Позже, у смертного ложа СССР, когда делили общее наследство, советское и антисоветское, официальное и неподцензурное, на Высоцкого никто особо не претендовал, он со всем своим звуковым и буквенным объемом как бы провалился сквозь пальцы. У него, по сути, нет литературного послесмертия: его нет ни там, где Слуцкий и Самойлов, ни там, где Сатуновский и Вс. Некрасов. Он находится на нейтральной полосе, ничьей земле, на которую, кажется, редко заходят практикующие литераторы, охотно сдавшие его на руки поп-культуре. Его место ничье, его территория нейтральная – и все это очень напоминает его способ жить: проходя сквозь стены, игнорируя советскую реальность.
Когда несколько лет назад «Первый канал» спродюсировал и показал фильм «Высоцкий», высокобюджетный, рассчитанный на огромную аудиторию байопик о поэте, было понятно, что стихи – последнее, что интересует создателей фильма и его зрителей. Фильм мог бы называться по теперешним образцам «Высоцкий-не-поэт», несмотря на финальную сцену творческого восторга. Все, что к ней вело, – вся эта хроника трансгрессирующего бомбардировщика, наркотики, война с КГБ, любовь, молитва за всех и каждого, фейерверк великолепных правонарушений и прочая езда по встречке – контур легенды, который подошел бы кому угодно, летчику, рок-звезде, чемпиону мира по боксу. То, что кажется мне самым существенным в судьбе Высоцкого, – дар говорить голосами, соединенный с невероятной природной виртуозностью просодии, – в этой, внешней истории вполне второстепенно.

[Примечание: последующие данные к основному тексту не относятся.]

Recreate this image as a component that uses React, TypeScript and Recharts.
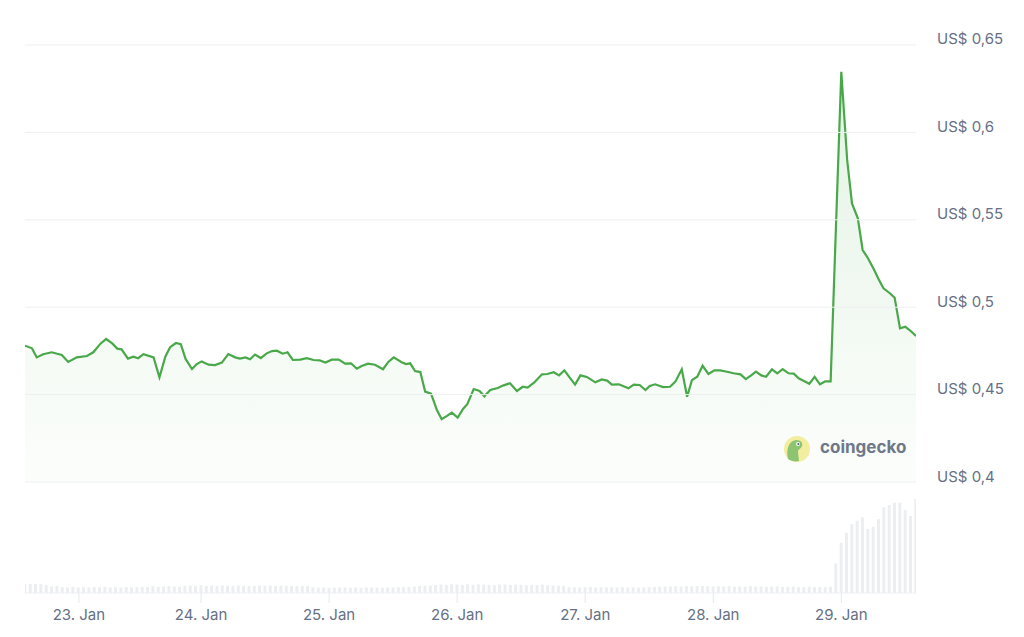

Как говорится, мы любим его не за это, и любим навзрыд – достаточно, чтобы сделать его героем блокбастера, почти не задумываясь почему: какое качество, какое свойство делает его эмблемой. Потому что слоган того фильма – «спасибо, что живой» – не теряет актуальности; а в последние два-три года, по мере того, как наша реальность приближается к той, которую знал Высоцкий, он становится живее прежнего.
Высоцкий-миф – не поэт, не актер, не общественный деятель, по крайней мере не та разменная монета этих понятий, что была в ходу тогда или сейчас. Его биография полностью умещается на территории частного, не высовываясь и краешком: и письма в ЦК с просьбой разрешить работать, и вольное перемещение поверх государственных границ, и публикация в «Метрополе» не окрашены в тона поступка, лишены всякой декларативности. Это не «эмиграция», «противостояние системе», «андеграунд» – здесь нужен какой-то иной словарь. Его судьба – это единичный случай, пример, несводимый к правилу, но на глазах выросший до низких северных небес. В этой невольной исключительности есть, как подумаешь, нечто утешительное – возвращающее жизни ее натуральный объем и нелинейность, отменяющее прямое деление на хорошо/плохо. Все, происходившее с Высоцким при жизни, скроено по каким-то особым лекалам и ненавязчиво настаивает на собственной штучности: ни в святцы, ни в страшилки этот сюжет не годится. Он, чего уж там, выглядит довольно уныло в формате классической биографии с цитатами из писем и мосфильмовскими разборками, но сразу набирает крупность, будучи рассказанным в логике волшебной сказки: не гулял с кистенем, зато поймал жар- птицу, царь-девицу, белый мерседес, поехал в Париж, полетел в космос, спел всю правду, разбился на лету. Масштаб легенды, соотносимый разве что с гагаринской, имеет особый – русский, если угодно, – акцент: герою этой сказки отродясь не надо ничего доказывать, отрабатывать, совершать; достаточно просто быть. Ему положено привлечь к себе любовь пространства, ничего особенного для этого не делая.